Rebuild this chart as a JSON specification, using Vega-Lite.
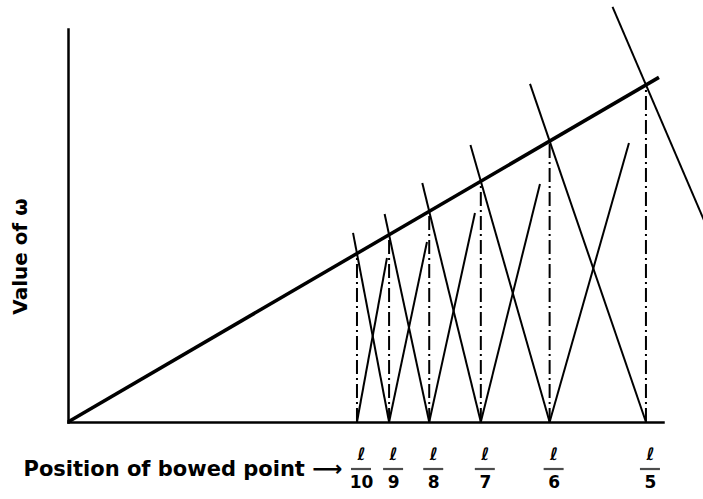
{
  "$schema": "https://vega.github.io/schema/vega-lite/v6.json",
  "width": 595,
  "height": 393,
  "padding": {"left": 68, "top": 29, "right": 40, "bottom": 77},
  "autosize": {"type": "none"},
  "background": "white",
  "config": {"view": {"stroke": null}},
  "datasets": {
    "omega": [
      {"x1": 0, "y1": 0, "x2": 0.2045, "y2": 0.2045}
    ],
    "droplines": [
      {"n": 10, "x1": 0.1, "y1": 0, "x2": 0.1, "y2": 0.1},
      {"n": 9, "x1": 0.111111, "y1": 0, "x2": 0.111111, "y2": 0.111111},
      {"n": 8, "x1": 0.125, "y1": 0, "x2": 0.125, "y2": 0.125},
      {"n": 7, "x1": 0.142857, "y1": 0, "x2": 0.142857, "y2": 0.142857},
      {"n": 6, "x1": 0.166667, "y1": 0, "x2": 0.166667, "y2": 0.166667},
      {"n": 5, "x1": 0.2, "y1": 0, "x2": 0.2, "y2": 0.2}
    ],
    "falling": [
      {"n": 10, "x1": 0.09864, "y1": 0.1122, "x2": 0.111111, "y2": 0},
      {"n": 9, "x1": 0.10957, "y1": 0.1234, "x2": 0.125, "y2": 0},
      {"n": 8, "x1": 0.1226, "y1": 0.1418, "x2": 0.142857, "y2": 0},
      {"n": 7, "x1": 0.13927, "y1": 0.1644, "x2": 0.166667, "y2": 0},
      {"n": 6, "x1": 0.15988, "y1": 0.2006, "x2": 0.2, "y2": 0},
      {"n": 5, "x1": 0.18843, "y1": 0.2463, "x2": 0.25, "y2": 0}
    ],
    "rising": [
      {"n": 10, "x1": 0.1, "y1": 0, "x2": 0.11038, "y2": 0.0973},
      {"n": 9, "x1": 0.111111, "y1": 0, "x2": 0.12422, "y2": 0.10682},
      {"n": 8, "x1": 0.125, "y1": 0, "x2": 0.14083, "y2": 0.12404},
      {"n": 7, "x1": 0.142857, "y1": 0, "x2": 0.16332, "y2": 0.14125},
      {"n": 6, "x1": 0.166667, "y1": 0, "x2": 0.19412, "y2": 0.16558}
    ]
  },
  "encoding": {
    "x": {
      "field": "x1", "type": "quantitative",
      "scale": {"domain": [0, 0.2059], "nice": false, "zero": false},
      "axis": {
        "values": [0.1, 0.111111, 0.125, 0.142857, 0.166667, 0.2],
        "labelExpr": "['\u2113', format(1 / datum.value, 'd')]",
        "grid": false, "ticks": false,
        "domain": true, "domainColor": "black", "domainWidth": 2.5, "domainCap": "square",
        "labelFont": "DejaVu Sans", "labelFontWeight": "bold", "labelFontSize": 17,
        "labelColor": "black", "labelLineHeight": 28, "labelPadding": 24,
        "labelOffset": 4, "labelFlush": false, "labelOverlap": false, "labelBaseline": "top",
        "title": "Position of bowed point \u27f6",
        "titleFont": "DejaVu Sans", "titleFontWeight": "bold", "titleFontSize": 21,
        "titleColor": "black", "titleX": -45, "titleY": 47,
        "titleAlign": "left", "titleBaseline": "middle", "titleAnchor": "start"
      }
    },
    "y": {
      "field": "y1", "type": "quantitative",
      "scale": {"domain": [0, 0.2332], "nice": false, "zero": false},
      "axis": {
        "grid": false, "ticks": false, "labels": false,
        "domain": true, "domainColor": "black", "domainWidth": 2.5, "domainCap": "square",
        "title": "Value of \u03c9",
        "titleFont": "DejaVu Sans", "titleFontWeight": "bold", "titleFontSize": 20,
        "titleColor": "black", "titleAngle": 270, "titleX": -48, "titleY": 227,
        "titleAlign": "center", "titleBaseline": "middle"
      }
    }
  },
  "layer": [
    {
      "data": {"name": "droplines"},
      "mark": {"type": "rule", "color": "black", "strokeWidth": 2, "strokeDash": [14, 4, 2, 4]},
      "encoding": {"x2": {"field": "x2"}, "y2": {"field": "y2"}}
    },
    {
      "data": {"name": "falling"},
      "mark": {"type": "rule", "color": "black", "strokeWidth": 2},
      "encoding": {"x2": {"field": "x2"}, "y2": {"field": "y2"}}
    },
    {
      "data": {"name": "rising"},
      "mark": {"type": "rule", "color": "black", "strokeWidth": 2},
      "encoding": {"x2": {"field": "x2"}, "y2": {"field": "y2"}}
    },
    {
      "data": {"name": "omega"},
      "mark": {"type": "rule", "color": "black", "strokeWidth": 3.5},
      "encoding": {"x2": {"field": "x2"}, "y2": {"field": "y2"}}
    },
    {
      "data": {"name": "droplines"},
      "mark": {"type": "tick", "orient": "horizontal", "color": "black",
               "size": 20, "thickness": 2.2, "xOffset": 4, "yOffset": 47}
    }
  ]
}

•••

◆ **Your task**: Quote the data exactly, leaving every image out of the copy.

◆ **Answer to this task**:
Rebuild this chart as a JSON specification, using Vega-Lite.
{
  "$schema": "https://vega.github.io/schema/vega-lite/v6.json",
  "width": 595,
  "height": 393,
  "padding": {"left": 68, "top": 29, "right": 40, "bottom": 77},
  "autosize": {"type": "none"},
  "background": "white",
  "config": {"view": {"stroke": null}},
  "datasets": {
    "omega": [
      {"x1": 0, "y1": 0, "x2": 0.2045, "y2": 0.2045}
    ],
    "droplines": [
      {"n": 10, "x1": 0.1, "y1": 0, "x2": 0.1, "y2": 0.1},
      {"n": 9, "x1": 0.111111, "y1": 0, "x2": 0.111111, "y2": 0.111111},
      {"n": 8, "x1": 0.125, "y1": 0, "x2": 0.125, "y2": 0.125},
      {"n": 7, "x1": 0.142857, "y1": 0, "x2": 0.142857, "y2": 0.142857},
      {"n": 6, "x1": 0.166667, "y1": 0, "x2": 0.166667, "y2": 0.166667},
      {"n": 5, "x1": 0.2, "y1": 0, "x2": 0.2, "y2": 0.2}
    ],
    "falling": [
      {"n": 10, "x1": 0.09864, "y1": 0.1122, "x2": 0.111111, "y2": 0},
      {"n": 9, "x1": 0.10957, "y1": 0.1234, "x2": 0.125, "y2": 0},
      {"n": 8, "x1": 0.1226, "y1": 0.1418, "x2": 0.142857, "y2": 0},
      {"n": 7, "x1": 0.13927, "y1": 0.1644, "x2": 0.166667, "y2": 0},
      {"n": 6, "x1": 0.15988, "y1": 0.2006, "x2": 0.2, "y2": 0},
      {"n": 5, "x1": 0.18843, "y1": 0.2463, "x2": 0.25, "y2": 0}
    ],
    "rising": [
      {"n": 10, "x1": 0.1, "y1": 0, "x2": 0.11038, "y2": 0.0973},
      {"n": 9, "x1": 0.111111, "y1": 0, "x2": 0.12422, "y2": 0.10682},
      {"n": 8, "x1": 0.125, "y1": 0, "x2": 0.14083, "y2": 0.12404},
      {"n": 7, "x1": 0.142857, "y1": 0, "x2": 0.16332, "y2": 0.14125},
      {"n": 6, "x1": 0.166667, "y1": 0, "x2": 0.19412, "y2": 0.16558}
    ]
  },
  "encoding": {
    "x": {
      "field": "x1", "type": "quantitative",
      "scale": {"domain": [0, 0.2059], "nice": false, "zero": false},
      "axis": {
        "values": [0.1, 0.111111, 0.125, 0.142857, 0.166667, 0.2],
        "labelExpr": "['\u2113', format(1 / datum.value, 'd')]",
        "grid": false, "ticks": false,
        "domain": true, "domainColor": "black", "domainWidth": 2.5, "domainCap": "square",
        "labelFont": "DejaVu Sans", "labelFontWeight": "bold", "labelFontSize": 17,
        "labelColor": "black", "labelLineHeight": 28, "labelPadding": 24,
        "labelOffset": 4, "labelFlush": false, "labelOverlap": false, "labelBaseline": "top",
        "title": "Position of bowed point \u27f6",
        "titleFont": "DejaVu Sans", "titleFontWeight": "bold", "titleFontSize": 21,
        "titleColor": "black", "titleX": -45, "titleY": 47,
        "titleAlign": "left", "titleBaseline": "middle", "titleAnchor": "start"
      }
    },
    "y": {
      "field": "y1", "type": "quantitative",
      "scale": {"domain": [0, 0.2332], "nice": false, "zero": false},
      "axis": {
        "grid": false, "ticks": false, "labels": false,
        "domain": true, "domainColor": "black", "domainWidth": 2.5, "domainCap": "square",
        "title": "Value of \u03c9",
        "titleFont": "DejaVu Sans", "titleFontWeight": "bold", "titleFontSize": 20,
        "titleColor": "black", "titleAngle": 270, "titleX": -48, "titleY": 227,
        "titleAlign": "center", "titleBaseline": "middle"
      }
    }
  },
  "layer": [
    {
      "data": {"name": "droplines"},
      "mark": {"type": "rule", "color": "black", "strokeWidth": 2, "strokeDash": [14, 4, 2, 4]},
      "encoding": {"x2": {"field": "x2"}, "y2": {"field": "y2"}}
    },
    {
      "data": {"name": "falling"},
      "mark": {"type": "rule", "color": "black", "strokeWidth": 2},
      "encoding": {"x2": {"field": "x2"}, "y2": {"field": "y2"}}
    },
    {
      "data": {"name": "rising"},
      "mark": {"type": "rule", "color": "black", "strokeWidth": 2},
      "encoding": {"x2": {"field": "x2"}, "y2": {"field": "y2"}}
    },
    {
      "data": {"name": "omega"},
      "mark": {"type": "rule", "color": "black", "strokeWidth": 3.5},
      "encoding": {"x2": {"field": "x2"}, "y2": {"field": "y2"}}
    },
    {
      "data": {"name": "droplines"},
      "mark": {"type": "tick", "orient": "horizontal", "color": "black",
               "size": 20, "thickness": 2.2, "xOffset": 4, "yOffset": 47}
    }
  ]
}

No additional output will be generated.